Staycation. It’s the buzz word of the moment.
HAH (Holiday at Home)!
That’s what I say to Nicola Sturgeon’s efforts to persuade us to forget summer abroad this year and book a week in Inverness or Auchterless.
OK, maybe two days, maximum. After all, there are only so many cows you can stare at in Auchterless.
And don’t believe any of that “many a bonnie lass in the howe” nonsense.
Until the staycation word was invented, I thought it involved sitting in front of a TV screen for hours on end, clutching a console thingy and hitting buttons with your thumbs at a rate of knots.
I’ve since learned the term for such time-wasting is PlayStation which I’ve still to try.
I understand the need for the economy to be kick-started and that booking into hotels, eating in restaurants and whiling away the hours over countless coffees in innumerable cafes, would help.
There are, however, negatives; and we won’t even include the weather on the list.
The major drawback is cost.
When you learn that a 10-day stay in an airport hotel if you arrive back from a country on the so-called red (shouldn’t that be black?) list will set you back £1,700 without the burger, soggy lettuce and chips.
Whatever happened to budget hotels?
You’d have to call your bank manager – do they still exist? – to increase your overdraft facility if you fancy a week in Oban or Ullapool.
“Wasn’t that a wonderful seafood restaurant we ate at?” you’ll recall a week later before remembering it cost you £80 for two.
We must also remember that to make the whole palaver feel like a holiday, you would have to drive a reasonable distance.
Who needs that?
And there are only so many times you can say: “Ooh! Look at that mountain” or “How much is the ferry to Mull?” It’s £42 return, by the way.

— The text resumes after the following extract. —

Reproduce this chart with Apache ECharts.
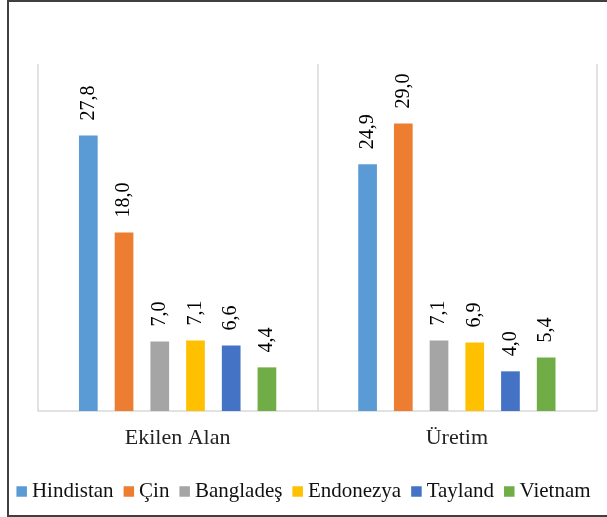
<!DOCTYPE html>
<html>
<head>
<meta charset="utf-8">
<script src="https://cdn.jsdelivr.net/npm/echarts@6/dist/echarts.min.js"></script>
<style>
  html, body { margin: 0; padding: 0; background: #fff; }
  #main { width: 607px; height: 517px; }
</style>
</head>
<body>
<div id="main"></div>
<script>
// kategoriler ve ulke verileri (%)
var categories = ['Ekilen Alan', 'Üretim'];
var countries = ['Hindistan', 'Çin', 'Bangladeş', 'Endonezya', 'Tayland', 'Vietnam'];
var hindistan = [27.8, 24.9];
var cin = [18.0, 29.0];
var banglades = [7.0, 7.1];
var endonezya = [7.1, 6.9];
var tayland = [6.6, 4.0];
var vietnam = [4.4, 5.4];
var colors = ['#5B9BD5', '#ED7D31', '#A5A5A5', '#FFC000', '#4472C4', '#70AD47'];

var seriesData = [hindistan, cin, banglades, endonezya, tayland, vietnam];
var font = "'Liberation Serif', 'Times New Roman', serif";

var myChart = echarts.init(document.getElementById('main'));

var series = [];
for (var i = 0; i < countries.length; i++) {
  series.push({
    name: countries[i],
    type: 'bar',
    data: seriesData[i],
    barWidth: 18.7,
    barGap: '91%',
    itemStyle: { color: colors[i] },
    label: {
      show: true,
      position: 'top',
      rotate: 90,
      align: 'left',
      verticalAlign: 'middle',
      distance: 15,
      fontFamily: font,
      fontSize: 20,
      color: '#000',
      formatter: function (p) { return p.value.toFixed(1).replace('.', ','); }
    }
  });
}

var option = {
  animation: false,
  backgroundColor: '#fff',
  color: colors,
  grid: { left: 38, right: 10.5, top: 64, bottom: 106 },
  xAxis: {
    type: 'category',
    data: categories,
    axisLine: { lineStyle: { color: '#d9d9d9', width: 1.5 } },
    axisTick: { show: false },
    splitLine: { show: true, lineStyle: { color: '#d9d9d9', width: 1.5 } },
    axisLabel: { fontFamily: font, fontSize: 22, color: '#222', margin: 16 }
  },
  yAxis: { type: 'value', min: 0, max: 35, show: false },
  legend: {
    data: countries,
    left: 'center',
    top: 476,
    icon: 'rect',
    itemWidth: 10.5,
    itemHeight: 10.5,
    itemGap: 10,
    textStyle: { fontFamily: font, fontSize: 21, color: '#111' }
  },
  graphic: [{
    type: 'polyline',
    shape: { points: [[620, 1], [8, 1], [8, 516], [620, 516]] },
    style: { stroke: '#404040', lineWidth: 2, fill: null }
  }],
  series: series
};

myChart.setOption(option);
</script>
</body>
</html>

We await greater detail on what the FM has planned for us as, not for the first time, she keeps us guessing.
It could be that the self-appointed border police will be re-recruited to shout abuse at cars travelling from England and Wales to take in the wonders of Glencoe or the Carse of Gowrie.
However, should Boris Johnson welcome those domiciled in Scotland to spend their cash anywhere south of Berwick, where would you choose to visit in the UK?

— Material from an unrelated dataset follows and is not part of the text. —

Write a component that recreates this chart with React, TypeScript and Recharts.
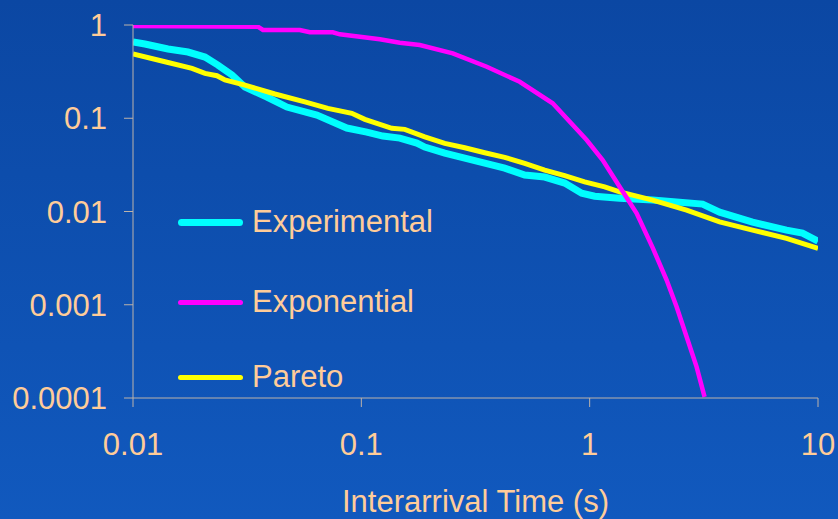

I suspect for many of us a staycation will mean remaining in our own wee bubble, even if it is Auchterless.
Picture this: Whole new audience at our cinemas
A trip to the pictures, as we used to call it, could now be consigned to history, unless you’re a juror.

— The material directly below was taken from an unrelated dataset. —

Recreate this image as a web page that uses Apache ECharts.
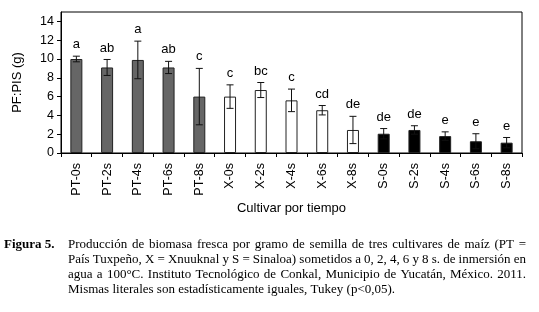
<!DOCTYPE html>
<html><head><meta charset="utf-8">
<script src="https://cdn.jsdelivr.net/npm/echarts@6/dist/echarts.min.js"></script>
<style>html,body{margin:0;padding:0;background:#fff}#c{width:539px;height:312px}</style>
</head><body><div id="c"></div>
<script>
var categories = ['PT-0s','PT-2s','PT-4s','PT-6s','PT-8s','X-0s','X-2s','X-4s','X-6s','X-8s','S-0s','S-2s','S-4s','S-6s','S-8s'];
var means = [10.0, 9.1, 9.9, 9.1, 6.0, 6.0, 6.7, 5.6, 4.55, 2.45, 2.05, 2.45, 1.8, 1.25, 1.1];
var errors = [0.3, 0.85, 2.0, 0.65, 3.0, 1.25, 0.8, 1.2, 0.5, 1.45, 0.55, 0.45, 0.45, 0.8, 0.55];
var letters = ['a','ab','a','ab','c','c','bc','c','cd','de','de','de','e','e','e'];
var groups = ['PT','PT','PT','PT','PT','X','X','X','X','X','S','S','S','S','S'];
var yTicks = [0, 2, 4, 6, 8, 10, 12, 14];
var yTitle = 'PF:PIS (g)';
var xTitle = 'Cultivar por tiempo';
var captionLabel = 'Figura 5.';
var captionLines = [
  'Producción de biomasa fresca por gramo de semilla de tres cultivares de maíz (PT =',
  'País Tuxpeño, X = Xnuuknal y S = Sinaloa) sometidos a 0, 2, 4, 6 y 8 s. de inmersión en',
  'agua a 100°C.  Instituto Tecnológico de Conkal, Municipio de Yucatán, México. 2011.',
  'Mismas literales son estadísticamente iguales, Tukey (p<0,05).'
];

var groupColor = {PT: '#666666', X: '#ffffff', S: '#000000'};
var font = 'Liberation Sans, Arial, sans-serif';
var serif = 'Liberation Serif, Times New Roman, serif';

var barData = means.map(function (v, i) {
  return {value: v, itemStyle: {color: groupColor[groups[i]], borderColor: '#222', borderWidth: 1}};
});
var errData = means.map(function (v, i) { return [i, v, errors[i], letters[i]]; });

// caption (justified like the printed figure)
var capFont = '13px ' + serif;
var cx0 = 68, cx1 = 526, cy0 = 238.5, lh = 15;
var mctx = document.createElement('canvas').getContext('2d');
mctx.font = capFont;
var graphics = [
  {type: 'text', left: 4, top: cy0, style: {text: captionLabel, font: 'bold 13px ' + serif, fill: '#000'}}
];
captionLines.forEach(function (t, li) {
  var y = cy0 + li * lh;
  if (li === captionLines.length - 1) {
    graphics.push({type: 'text', x: cx0, y: y, style: {text: t, font: capFont, fill: '#000'}});
    return;
  }
  var words = t.split(/\s+/);
  var total = 0;
  words.forEach(function (w) { total += mctx.measureText(w).width; });
  var gap = (cx1 - cx0 - total) / (words.length - 1);
  var x = cx0;
  words.forEach(function (w) {
    graphics.push({type: 'text', x: x, y: y, style: {text: w, font: capFont, fill: '#000'}});
    x += mctx.measureText(w).width + gap;
  });
});

var chart = echarts.init(document.getElementById('c'));
chart.setOption({
  animation: false,
  grid: {left: 61, right: 17, top: 12, bottom: 159, show: true, borderColor: '#000', borderWidth: 1, backgroundColor: 'transparent'},
  xAxis: {
    type: 'category', data: categories,
    name: xTitle, nameLocation: 'middle', nameGap: 49,
    nameTextStyle: {fontFamily: font, fontSize: 13, color: '#000'},
    axisLine: {lineStyle: {color: '#000'}},
    axisTick: {show: true, length: 4, lineStyle: {color: '#000'}},
    axisLabel: {rotate: 90, fontFamily: font, fontSize: 12.5, color: '#000', margin: 10, interval: 0}
  },
  yAxis: {
    type: 'value', min: 0, max: 15,
    name: yTitle, nameLocation: 'middle', nameGap: 37, nameRotate: 90,
    nameTextStyle: {fontFamily: font, fontSize: 13, color: '#000'},
    splitLine: {show: false},
    axisLine: {show: true, lineStyle: {color: '#000'}},
    axisTick: {show: true, length: 4, lineStyle: {color: '#000'}, customValues: yTicks},
    axisLabel: {fontFamily: font, fontSize: 12.5, color: '#000', margin: 7, customValues: yTicks}
  },
  series: [
    {type: 'bar', data: barData, barWidth: 12},
    {
      type: 'custom', data: errData, z: 10,
      renderItem: function (params, api) {
        var i = api.value(0), m = api.value(1), e = api.value(2);
        var top = api.coord([i, m + e]);
        var bot = api.coord([i, m - e]);
        var hw = 3.5;
        var s = {stroke: '#111', lineWidth: 1};
        return {type: 'group', children: [
          {type: 'line', shape: {x1: top[0], y1: top[1], x2: bot[0], y2: bot[1]}, style: s},
          {type: 'line', shape: {x1: top[0] - hw, y1: top[1], x2: top[0] + hw, y2: top[1]}, style: s},
          {type: 'line', shape: {x1: bot[0] - hw, y1: bot[1], x2: bot[0] + hw, y2: bot[1]}, style: s},
          {type: 'text', x: top[0], y: top[1] - 5, style: {text: letters[params.dataIndex], font: '13px ' + font, fill: '#000', align: 'center', verticalAlign: 'bottom'}}
        ]};
      }
    }
  ],
  graphic: graphics
});
</script>
</body></html>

The big streaming services, like Netflix and Amazon Prime, will increasingly become the principal vehicles for Holywood movies as Covid makes it economically unfeasible to screen them in cinemas.
That’s where jury trials are now the main attraction, beamed, for example, from courtrooms to the Vue Cinema in Aberdeen.
It’s like being in the 1957 flick Twelve Angry Men.
You can almost hear the male jurors arguing: “I bags being Henry Fonda”.
The surroundings, however, do not allow for emotion to be invested in what they see from their comfy leather seats. So, no shouts of “off with his head”.
And forget about popcorn and texting during the drama. M’Lud would come down heavily on such behaviour in the courtroom-cum-film set.
Incidentally, an example of new movies going straight to a streaming channel comes with the release of the new Tom Hanks drama, a Western called News Of The World, now on Netflix.
He travels the Wild West reading stories from newspapers to audiences – like Jackie Bird without the cameras.
I watched it so you don’t need to. Tedious but scenic sums it up. But unlike the cinema-based jurors, I had a remote control.
Have a break? give me a break, KitKat!
It’s the biggest shock in the confectionery world since Marathon became Snickers.
Coming to a supermarket near you – a vegan KitKat.
It’s sure to make the toes of chocolate bar lovers go all curly wurly.
Vegan versions of Galaxy are already out there as other chocolate bar manufacturers look to develop similar concoctions, ditching cow’s milk for a rice-based formula, which is what KitKat V, as it’s called, includes. Hmmm!
What next? A Tunnock’s lunch cake different from the one you’re supposed to eat at teatime?